Grenada sees tourism boom
ST GEORGE’S, Grenada — GRENADA’S Tourism Minister Alexandria Otway-Noel says despite an inherited depressed economy, her administration has recorded significant growth in the tourism industry in 2014 so far.
Otway-Noel was the key-note speaker at the opening of the first Caribbean Symposium for Innovators in Coastal Tourism here on Wednesday.
“We may have a country that we met when we came into office with soaring unemployment and we may have been forced to raise some taxes…but that hasn’t stopped our tourism sector,” Otway-Noel told a group of regional and international tourism officials.
“We have had a 12 per cent increase in cruise ship arrivals in 2014; we have seen a 37 per cent increase in our Canadian market; 18.51 per cent increase in our European market and a 20.5 per cent increase in our US market.”
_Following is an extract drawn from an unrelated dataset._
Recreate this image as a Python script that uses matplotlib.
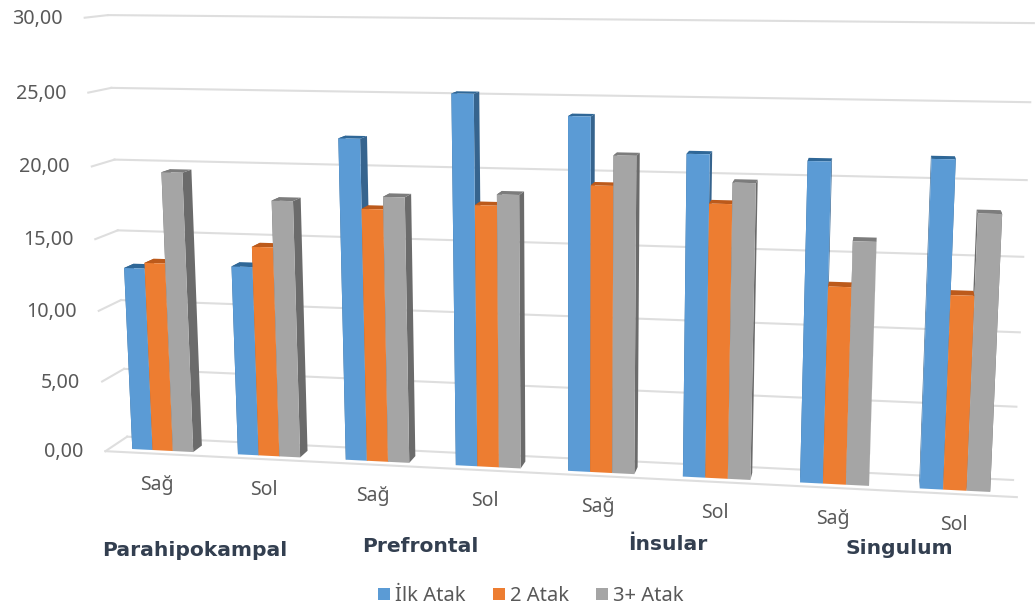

The tourism minister said she was confident that the country’s tourism sector was on the right track to seeing improvements across the industry.
Recently, amidst controversy, a few changes were made to the tourism sector, which included the renaming and the restructuring of the Tourism Board to the Grenada Tourism Authority and the rebranding the tourism product from “Grenada the Isle of Spice” to “Pure Grenada; The Spice of the Caribbean.”
“I am pleased to assure you that without a shadow of a doubt we are on the right track…I believe in the power of what we have done and if we apply what we’ve learned here, we will achieve even more.”
“Through strategic partnerships, targeted investments and a commitment shared by the private and public sector alike, we could be remarkable,” the tourism minister added.
She urged local stakeholders to use the symposium to learn of the eco-tourism best practices of their bigger international counterparts with a view to adopting and implementing on a modified scale.
“Now is the time for us to apply ourselves to learn about eco-certifications and about how big hotel chains have done it right.
“We will benefit from learning how linkages are formed between tourism and agriculture and how communities have benefited in ways we haven’t imagined.”
Over the next two days, more than 40 regional and international tourism officials will make presentations to a 150-strong delegation on coastal tourism issues including climate change and coastal tourism, responsible coastal and marine recreation, linking sustainable tourism to local industries and the impacts and innovations surrounding cruise tourism.